▶ [Aim]
Take the lines from the beginning of the data below through the line holding "yTicksA = [0,25,50,75,100,125,150,175,200,225,250,275,300];" and return exactly those.

-- START --

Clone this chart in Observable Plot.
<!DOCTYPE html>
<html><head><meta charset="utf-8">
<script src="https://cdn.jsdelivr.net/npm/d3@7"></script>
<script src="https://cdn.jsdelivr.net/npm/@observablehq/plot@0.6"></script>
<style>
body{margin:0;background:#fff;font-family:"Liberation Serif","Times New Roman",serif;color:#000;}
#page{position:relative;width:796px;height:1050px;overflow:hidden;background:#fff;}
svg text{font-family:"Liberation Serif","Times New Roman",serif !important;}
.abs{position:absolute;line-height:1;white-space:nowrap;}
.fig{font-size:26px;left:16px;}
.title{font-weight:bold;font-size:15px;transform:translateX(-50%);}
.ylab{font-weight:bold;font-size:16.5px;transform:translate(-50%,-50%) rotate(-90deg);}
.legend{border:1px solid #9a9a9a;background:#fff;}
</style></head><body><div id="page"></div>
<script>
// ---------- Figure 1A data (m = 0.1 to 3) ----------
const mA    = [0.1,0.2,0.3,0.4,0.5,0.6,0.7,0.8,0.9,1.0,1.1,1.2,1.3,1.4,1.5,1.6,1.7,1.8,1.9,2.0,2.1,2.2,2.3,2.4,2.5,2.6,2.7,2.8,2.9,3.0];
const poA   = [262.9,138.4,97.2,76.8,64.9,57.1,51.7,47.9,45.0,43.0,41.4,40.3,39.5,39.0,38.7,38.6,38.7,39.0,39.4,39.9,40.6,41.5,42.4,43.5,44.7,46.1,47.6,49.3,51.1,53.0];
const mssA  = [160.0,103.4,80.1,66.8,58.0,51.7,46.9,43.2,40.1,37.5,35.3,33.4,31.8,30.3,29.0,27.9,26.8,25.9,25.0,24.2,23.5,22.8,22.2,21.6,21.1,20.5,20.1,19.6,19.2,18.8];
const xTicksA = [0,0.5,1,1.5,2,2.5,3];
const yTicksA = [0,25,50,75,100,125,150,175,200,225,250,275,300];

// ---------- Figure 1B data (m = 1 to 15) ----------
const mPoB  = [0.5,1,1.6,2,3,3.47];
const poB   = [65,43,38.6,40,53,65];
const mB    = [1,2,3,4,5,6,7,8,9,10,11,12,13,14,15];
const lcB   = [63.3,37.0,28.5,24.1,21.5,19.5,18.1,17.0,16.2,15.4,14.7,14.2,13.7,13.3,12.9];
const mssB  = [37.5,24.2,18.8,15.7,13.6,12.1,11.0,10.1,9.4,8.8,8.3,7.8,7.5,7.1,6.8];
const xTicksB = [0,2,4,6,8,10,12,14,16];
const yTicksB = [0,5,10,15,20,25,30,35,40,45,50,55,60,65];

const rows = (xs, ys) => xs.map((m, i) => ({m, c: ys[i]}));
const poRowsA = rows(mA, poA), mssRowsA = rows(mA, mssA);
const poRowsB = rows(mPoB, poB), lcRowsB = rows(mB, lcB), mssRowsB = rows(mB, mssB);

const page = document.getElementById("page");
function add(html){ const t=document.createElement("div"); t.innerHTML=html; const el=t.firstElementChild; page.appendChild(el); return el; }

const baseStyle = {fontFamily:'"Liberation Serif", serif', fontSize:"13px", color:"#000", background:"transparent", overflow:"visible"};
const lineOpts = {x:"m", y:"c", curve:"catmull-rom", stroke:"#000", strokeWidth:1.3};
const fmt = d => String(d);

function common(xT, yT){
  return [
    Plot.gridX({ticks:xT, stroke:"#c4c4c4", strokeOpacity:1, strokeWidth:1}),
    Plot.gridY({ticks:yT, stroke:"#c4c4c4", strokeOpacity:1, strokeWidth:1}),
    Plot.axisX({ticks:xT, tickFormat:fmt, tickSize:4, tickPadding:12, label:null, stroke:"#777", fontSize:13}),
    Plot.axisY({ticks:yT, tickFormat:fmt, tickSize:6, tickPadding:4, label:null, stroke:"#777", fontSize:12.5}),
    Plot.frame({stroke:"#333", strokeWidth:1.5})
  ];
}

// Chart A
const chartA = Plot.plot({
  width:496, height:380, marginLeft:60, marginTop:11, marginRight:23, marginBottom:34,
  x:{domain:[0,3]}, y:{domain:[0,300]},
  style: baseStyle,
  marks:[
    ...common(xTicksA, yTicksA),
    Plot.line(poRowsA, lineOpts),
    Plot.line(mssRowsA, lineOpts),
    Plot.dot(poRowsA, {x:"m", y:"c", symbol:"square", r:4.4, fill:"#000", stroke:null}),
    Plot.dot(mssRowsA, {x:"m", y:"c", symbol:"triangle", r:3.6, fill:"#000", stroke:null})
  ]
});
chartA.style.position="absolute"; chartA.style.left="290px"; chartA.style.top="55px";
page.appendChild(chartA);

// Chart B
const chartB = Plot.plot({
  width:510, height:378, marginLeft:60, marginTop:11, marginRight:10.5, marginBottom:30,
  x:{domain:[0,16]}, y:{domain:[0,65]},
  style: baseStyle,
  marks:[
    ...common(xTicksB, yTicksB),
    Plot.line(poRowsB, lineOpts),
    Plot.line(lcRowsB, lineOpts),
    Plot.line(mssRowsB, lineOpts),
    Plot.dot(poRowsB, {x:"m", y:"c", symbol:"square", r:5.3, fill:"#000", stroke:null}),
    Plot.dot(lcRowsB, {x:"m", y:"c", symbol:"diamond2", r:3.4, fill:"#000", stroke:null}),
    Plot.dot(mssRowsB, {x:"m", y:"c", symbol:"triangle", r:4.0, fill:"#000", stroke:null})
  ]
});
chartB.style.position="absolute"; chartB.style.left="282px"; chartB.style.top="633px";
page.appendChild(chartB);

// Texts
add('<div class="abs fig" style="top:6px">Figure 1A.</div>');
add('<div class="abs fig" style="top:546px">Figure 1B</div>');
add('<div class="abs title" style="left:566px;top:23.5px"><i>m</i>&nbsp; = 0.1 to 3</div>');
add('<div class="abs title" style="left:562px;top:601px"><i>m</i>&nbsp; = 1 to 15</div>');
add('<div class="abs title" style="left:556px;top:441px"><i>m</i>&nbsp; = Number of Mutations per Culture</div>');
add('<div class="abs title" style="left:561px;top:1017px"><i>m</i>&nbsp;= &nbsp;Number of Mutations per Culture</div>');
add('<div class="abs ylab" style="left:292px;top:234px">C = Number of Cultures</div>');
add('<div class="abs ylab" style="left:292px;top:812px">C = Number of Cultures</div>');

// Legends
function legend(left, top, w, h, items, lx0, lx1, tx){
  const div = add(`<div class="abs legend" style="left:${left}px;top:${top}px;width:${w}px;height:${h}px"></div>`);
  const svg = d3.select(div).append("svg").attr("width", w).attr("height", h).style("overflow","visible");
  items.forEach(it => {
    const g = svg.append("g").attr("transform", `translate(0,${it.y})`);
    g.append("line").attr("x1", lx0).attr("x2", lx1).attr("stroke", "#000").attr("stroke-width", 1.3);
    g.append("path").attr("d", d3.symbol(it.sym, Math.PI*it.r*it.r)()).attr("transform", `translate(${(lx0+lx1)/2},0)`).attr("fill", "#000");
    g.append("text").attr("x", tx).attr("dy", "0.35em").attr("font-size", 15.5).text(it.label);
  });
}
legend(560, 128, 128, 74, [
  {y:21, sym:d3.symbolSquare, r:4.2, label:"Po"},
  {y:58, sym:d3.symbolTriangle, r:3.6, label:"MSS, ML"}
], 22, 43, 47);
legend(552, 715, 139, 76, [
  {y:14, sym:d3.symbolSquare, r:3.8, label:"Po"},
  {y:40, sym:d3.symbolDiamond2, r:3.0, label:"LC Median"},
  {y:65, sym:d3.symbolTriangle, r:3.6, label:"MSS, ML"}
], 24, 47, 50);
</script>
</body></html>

-- END --

▶ [Completed task]
Clone this chart in Observable Plot.
<!DOCTYPE html>
<html><head><meta charset="utf-8">
<script src="https://cdn.jsdelivr.net/npm/d3@7"></script>
<script src="https://cdn.jsdelivr.net/npm/@observablehq/plot@0.6"></script>
<style>
body{margin:0;background:#fff;font-family:"Liberation Serif","Times New Roman",serif;color:#000;}
#page{position:relative;width:796px;height:1050px;overflow:hidden;background:#fff;}
svg text{font-family:"Liberation Serif","Times New Roman",serif !important;}
.abs{position:absolute;line-height:1;white-space:nowrap;}
.fig{font-size:26px;left:16px;}
.title{font-weight:bold;font-size:15px;transform:translateX(-50%);}
.ylab{font-weight:bold;font-size:16.5px;transform:translate(-50%,-50%) rotate(-90deg);}
.legend{border:1px solid #9a9a9a;background:#fff;}
</style></head><body><div id="page"></div>
<script>
// ---------- Figure 1A data (m = 0.1 to 3) ----------
const mA    = [0.1,0.2,0.3,0.4,0.5,0.6,0.7,0.8,0.9,1.0,1.1,1.2,1.3,1.4,1.5,1.6,1.7,1.8,1.9,2.0,2.1,2.2,2.3,2.4,2.5,2.6,2.7,2.8,2.9,3.0];
const poA   = [262.9,138.4,97.2,76.8,64.9,57.1,51.7,47.9,45.0,43.0,41.4,40.3,39.5,39.0,38.7,38.6,38.7,39.0,39.4,39.9,40.6,41.5,42.4,43.5,44.7,46.1,47.6,49.3,51.1,53.0];
const mssA  = [160.0,103.4,80.1,66.8,58.0,51.7,46.9,43.2,40.1,37.5,35.3,33.4,31.8,30.3,29.0,27.9,26.8,25.9,25.0,24.2,23.5,22.8,22.2,21.6,21.1,20.5,20.1,19.6,19.2,18.8];
const xTicksA = [0,0.5,1,1.5,2,2.5,3];
const yTicksA = [0,25,50,75,100,125,150,175,200,225,250,275,300];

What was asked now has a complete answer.